** Task brief **
Render the material again word for word, skipping the pictures in it.
________________________________________
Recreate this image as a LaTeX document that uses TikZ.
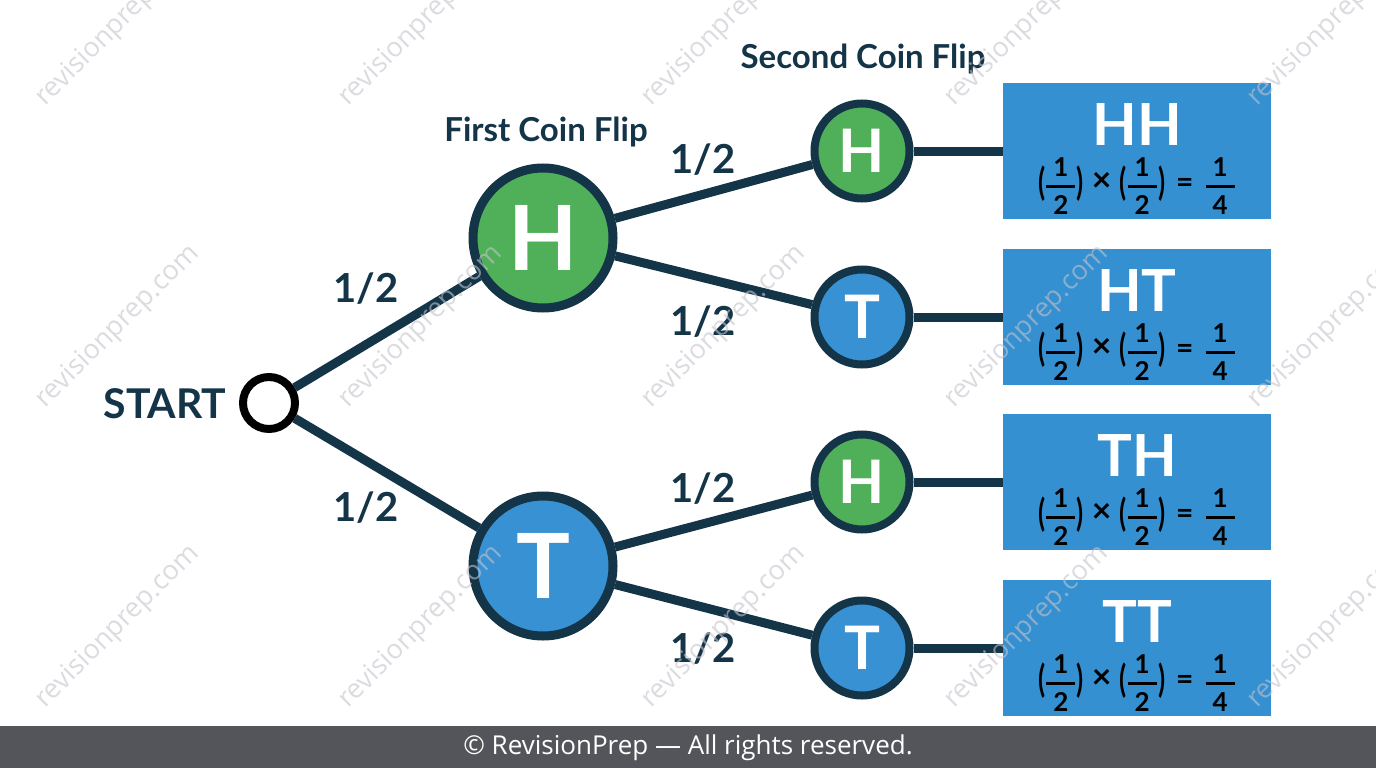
\documentclass[tikz,border=0pt]{standalone}
\usepackage{fontspec}
\usepackage{amsmath}
\usepackage{graphicx}
\setmainfont{Lato}
\newfontfamily\footfont{Open Sans}
\usetikzlibrary{backgrounds}
\definecolor{navy}{RGB}{20,52,72}
\definecolor{cgreen}{RGB}{80,176,90}
\definecolor{cblue}{RGB}{55,145,210}
\definecolor{bblue}{RGB}{52,144,208}
\definecolor{footgray}{RGB}{84,85,90}
\definecolor{wmgray}{RGB}{196,196,204}
\newcommand{\fsz}[1]{\fontsize{#1}{#1}\selectfont}
\newcommand{\myfr}[2]{\ensuremath{\genfrac{}{}{2.6pt}{0}{\text{\hspace{7pt}#1\hspace{7pt}}}{\text{#2}}}}
\newcommand{\bigparen}[1]{\raisebox{-3pt}{\scalebox{1}[1.45]{#1}}}
\newcommand{\prob}{{\fsz{26}\bfseries\bigparen{(}\myfr12\bigparen{)}\hspace{8pt}\raisebox{1pt}{\scalebox{1.3}{×}}\hspace{8pt}\bigparen{(}\myfr12\bigparen{)}\hspace{11pt}\scalebox{1.15}{=}\hspace{11pt}\myfr14}}
\tikzset{
  edge/.style={draw=navy, line width=9pt},
  startnode/.style={circle, draw=black, line width=8pt, minimum size=52pt, inner sep=0pt, fill=white},
  bignode/.style={circle, draw=navy, line width=9pt, minimum size=140pt, inner sep=0pt, text=white, font=\fsz{90}\bfseries},
  smallnode/.style={circle, draw=navy, line width=8pt, minimum size=95pt, inner sep=0pt, text=white, font=\fsz{60}\bfseries},
  outbox/.style={rectangle, fill=bblue, minimum width=268pt, minimum height=136pt, inner sep=0pt},
  outname/.style={anchor=base, text=white, font=\fsz{58}\bfseries, inner sep=0pt},
  outprob/.style={anchor=center, text=black, inner sep=0pt},
  prlabel/.style={anchor=base, text=navy, font=\fsz{40}\bfseries, inner sep=0pt},
  header/.style={anchor=base, text=navy, font=\fsz{33}\bfseries, inner sep=0pt},
  wmark/.style={rotate=45, text=wmgray, font=\footfont\fsz{27}, inner sep=0pt},
}
\begin{document}
\begin{tikzpicture}[x=1pt, y=-1pt]
\useasboundingbox (0,0) rectangle (1376,768);
% nodes
\node[startnode] (s) at (269,403) {};
\node[anchor=base, text=navy, font=\fsz{41}\bfseries, inner sep=0pt] (start) at (165,418) {START};
\node[bignode, fill=cgreen] (h1) at (543,238) {H};
\node[bignode, fill=cblue] (t1) at (543,566) {T};
\node[smallnode, fill=cgreen] (h2) at (862,151) {H};
\node[smallnode, fill=cblue] (t2) at (862,317) {T};
\node[smallnode, fill=cgreen] (h3) at (862,482) {H};
\node[smallnode, fill=cblue] (t3) at (862,648) {T};
\node[outbox] (b1) at (1137,151) {};
\node[outbox] (b2) at (1137,317) {};
\node[outbox] (b3) at (1137,482) {};
\node[outbox] (b4) at (1137,648) {};
\foreach \b/\n in {b1/HH, b2/HT, b3/TH, b4/TT}{
  \node[outname] (\b n) at ([yshift=6pt]\b.center) {\n};
  \node[outprob] (\b p) at ([yshift=-35pt]\b.center) {\prob};
}
% headers
\node[header] (fh) at (546,141) {First Coin Flip};
\node[header] (sh) at (863,69) {Second Coin Flip};
% probability labels
\node[prlabel] (l1) at (366,302) {1/2};
\node[prlabel] (l2) at (366,521) {1/2};
\node[prlabel] (l3) at (703,173) {1/2};
\node[prlabel] (l4) at (703,335) {1/2};
\node[prlabel] (l5) at (703,502) {1/2};
\node[prlabel] (l6) at (703,662) {1/2};
% edges
\begin{scope}[on background layer]
\fill[white] (0,0) rectangle (1376,768);
\draw[edge] (s) -- (h1);
\draw[edge] (s) -- (t1);
\draw[edge] (h1) -- (h2);
\draw[edge] (h1) -- (t2);
\draw[edge] (t1) -- (h3);
\draw[edge] (t1) -- (t3);
\draw[edge] (h2) -- (b1);
\draw[edge] (t2) -- (b2);
\draw[edge] (h3) -- (b3);
\draw[edge] (t3) -- (b4);
\end{scope}
% watermarks
\foreach \x in {118,421,724,1027,1330}{
  \foreach \y in {25,327,627}{
    \node[wmark, opacity=0.6] at (\x,\y) {revisionprep.com};
  }
}
% footer
\fill[footgray] (0,726) rectangle (1376,768);
\node[text=white, font=\footfont\fsz{26}, inner sep=0pt] (foot) at (688,748) {© RevisionPrep — All rights reserved.};
\end{tikzpicture}
\end{document}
________________________________________
** Reply **
Recreate this image as a LaTeX document that uses TikZ.
\documentclass[tikz,border=0pt]{standalone}
\usepackage{fontspec}
\usepackage{amsmath}
\usepackage{graphicx}
\setmainfont{Lato}
\newfontfamily\footfont{Open Sans}
\usetikzlibrary{backgrounds}
\definecolor{navy}{RGB}{20,52,72}
\definecolor{cgreen}{RGB}{80,176,90}
\definecolor{cblue}{RGB}{55,145,210}
\definecolor{bblue}{RGB}{52,144,208}
\definecolor{footgray}{RGB}{84,85,90}
\definecolor{wmgray}{RGB}{196,196,204}
\newcommand{\fsz}[1]{\fontsize{#1}{#1}\selectfont}
\newcommand{\myfr}[2]{\ensuremath{\genfrac{}{}{2.6pt}{0}{\text{\hspace{7pt}#1\hspace{7pt}}}{\text{#2}}}}
\newcommand{\bigparen}[1]{\raisebox{-3pt}{\scalebox{1}[1.45]{#1}}}
\newcommand{\prob}{{\fsz{26}\bfseries\bigparen{(}\myfr12\bigparen{)}\hspace{8pt}\raisebox{1pt}{\scalebox{1.3}{×}}\hspace{8pt}\bigparen{(}\myfr12\bigparen{)}\hspace{11pt}\scalebox{1.15}{=}\hspace{11pt}\myfr14}}
\tikzset{
  edge/.style={draw=navy, line width=9pt},
  startnode/.style={circle, draw=black, line width=8pt, minimum size=52pt, inner sep=0pt, fill=white},
  bignode/.style={circle, draw=navy, line width=9pt, minimum size=140pt, inner sep=0pt, text=white, font=\fsz{90}\bfseries},
  smallnode/.style={circle, draw=navy, line width=8pt, minimum size=95pt, inner sep=0pt, text=white, font=\fsz{60}\bfseries},
  outbox/.style={rectangle, fill=bblue, minimum width=268pt, minimum height=136pt, inner sep=0pt},
  outname/.style={anchor=base, text=white, font=\fsz{58}\bfseries, inner sep=0pt},
  outprob/.style={anchor=center, text=black, inner sep=0pt},
  prlabel/.style={anchor=base, text=navy, font=\fsz{40}\bfseries, inner sep=0pt},
  header/.style={anchor=base, text=navy, font=\fsz{33}\bfseries, inner sep=0pt},
  wmark/.style={rotate=45, text=wmgray, font=\footfont\fsz{27}, inner sep=0pt},
}
\begin{document}
\begin{tikzpicture}[x=1pt, y=-1pt]
\useasboundingbox (0,0) rectangle (1376,768);
% nodes
\node[startnode] (s) at (269,403) {};
\node[anchor=base, text=navy, font=\fsz{41}\bfseries, inner sep=0pt] (start) at (165,418) {START};
\node[bignode, fill=cgreen] (h1) at (543,238) {H};
\node[bignode, fill=cblue] (t1) at (543,566) {T};
\node[smallnode, fill=cgreen] (h2) at (862,151) {H};
\node[smallnode, fill=cblue] (t2) at (862,317) {T};
\node[smallnode, fill=cgreen] (h3) at (862,482) {H};
\node[smallnode, fill=cblue] (t3) at (862,648) {T};
\node[outbox] (b1) at (1137,151) {};
\node[outbox] (b2) at (1137,317) {};
\node[outbox] (b3) at (1137,482) {};
\node[outbox] (b4) at (1137,648) {};
\foreach \b/\n in {b1/HH, b2/HT, b3/TH, b4/TT}{
  \node[outname] (\b n) at ([yshift=6pt]\b.center) {\n};
  \node[outprob] (\b p) at ([yshift=-35pt]\b.center) {\prob};
}
% headers
\node[header] (fh) at (546,141) {First Coin Flip};
\node[header] (sh) at (863,69) {Second Coin Flip};
% probability labels
\node[prlabel] (l1) at (366,302) {1/2};
\node[prlabel] (l2) at (366,521) {1/2};
\node[prlabel] (l3) at (703,173) {1/2};
\node[prlabel] (l4) at (703,335) {1/2};
\node[prlabel] (l5) at (703,502) {1/2};
\node[prlabel] (l6) at (703,662) {1/2};
% edges
\begin{scope}[on background layer]
\fill[white] (0,0) rectangle (1376,768);
\draw[edge] (s) -- (h1);
\draw[edge] (s) -- (t1);
\draw[edge] (h1) -- (h2);
\draw[edge] (h1) -- (t2);
\draw[edge] (t1) -- (h3);
\draw[edge] (t1) -- (t3);
\draw[edge] (h2) -- (b1);
\draw[edge] (t2) -- (b2);
\draw[edge] (h3) -- (b3);
\draw[edge] (t3) -- (b4);
\end{scope}
% watermarks
\foreach \x in {118,421,724,1027,1330}{
  \foreach \y in {25,327,627}{
    \node[wmark, opacity=0.6] at (\x,\y) {revisionprep.com};
  }
}
% footer
\fill[footgray] (0,726) rectangle (1376,768);
\node[text=white, font=\footfont\fsz{26}, inner sep=0pt] (foot) at (688,748) {© RevisionPrep — All rights reserved.};
\end{tikzpicture}
\end{document}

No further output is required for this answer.